PENGERTIAN ETIKA TELEOLOGI

Etika Teleologi, berasal dari kata Yunani telos yang berarti tujuan, sasaran, akibat dan hasil. Menurut teori ini, suatu tindakan dikatakan baik jika tujuannya baik dan membawa akibat yang baik dan berguna.
 Dari sudup pandang “apa tujuannya”, etika teleologi dibedakan menjadi dua yaitu:
a. Teleologi Hedonisme (hedone= kenikmatan) yaitu tindakan yant bertujuan untukmencari kenikmatan dan kesenangan.
b. Teleologi Eudamonisme (eudamonia=kebahagiaan) yaitu tindakan yang bertujuan mencari kebahagiaan hakiki.

 Dari sudut pandang “untuk siapa tujuannya”, etika teleologi dibedakan menjadi dua yaitu:
a. Egoisme Etis, yaitu tindakan yang pada dasarnya bertujuan untuk mengejar kepentingan pribadi dan memajukan dirinnya sendiri.
b. Utilitarianisme, yaitu tindakan yang berguna dan membawa manfaat bagi semua pihak.

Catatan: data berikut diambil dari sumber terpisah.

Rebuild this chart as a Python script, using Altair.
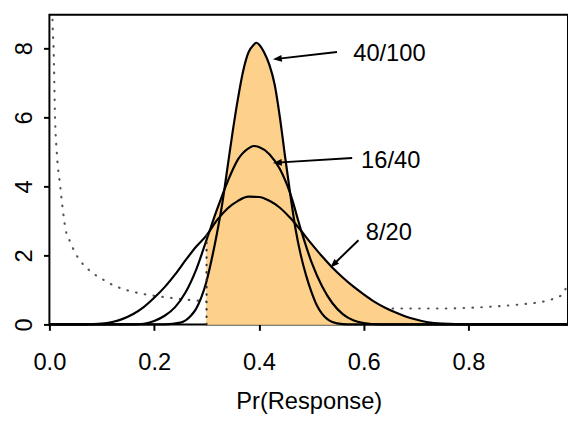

Contoh : kewajiban untuk menepati janji


PENGERTIAN ETIKA DEONTOLOGI

Dalam pemahaman teori Deontologi memang terkesan berbeda dengan Utilitarisme. Jika dalam Utilitarisme menggantungkan moralitas perbuatan pada konsekuensi, maka dalam Deontologi benar-benar melepaskan sama sekali moralitas dari konsekuensi perbuatan. ”Deontologi” ( Deontology ) berasal dari kata dalam Bahasa Yunani yaitu : deon yang artinya adalah kewajiban. Dalam suatu perbuatan pasti ada konsekuensinya, dalam hal ini konsekuensi perbuatan tidak boleh menjadi pertimbangan. Perbuatan menjadi baik bukan dilihat dari hasilnya melainkan karena perbuatan tersebut wajib dilakukan. Deontologi menekankan perbuatan tidak dihalalkan karena tujuannya. Tujuan yang baik tidak menjadi perbuatan itu juga baik. Di sini kita tidak boleh melakukan suatu perbuatan jahat agar sesuatu yang dihasilkan itu baik, karena dalam Teori Deontologi kewajiban itu tidak bisa ditawar lagi karena ini merupakan suatu keharusan.

Contoh : kita tidak boleh mencuri, berbohong kepada orang lain melalui ucapan dan perbuatan.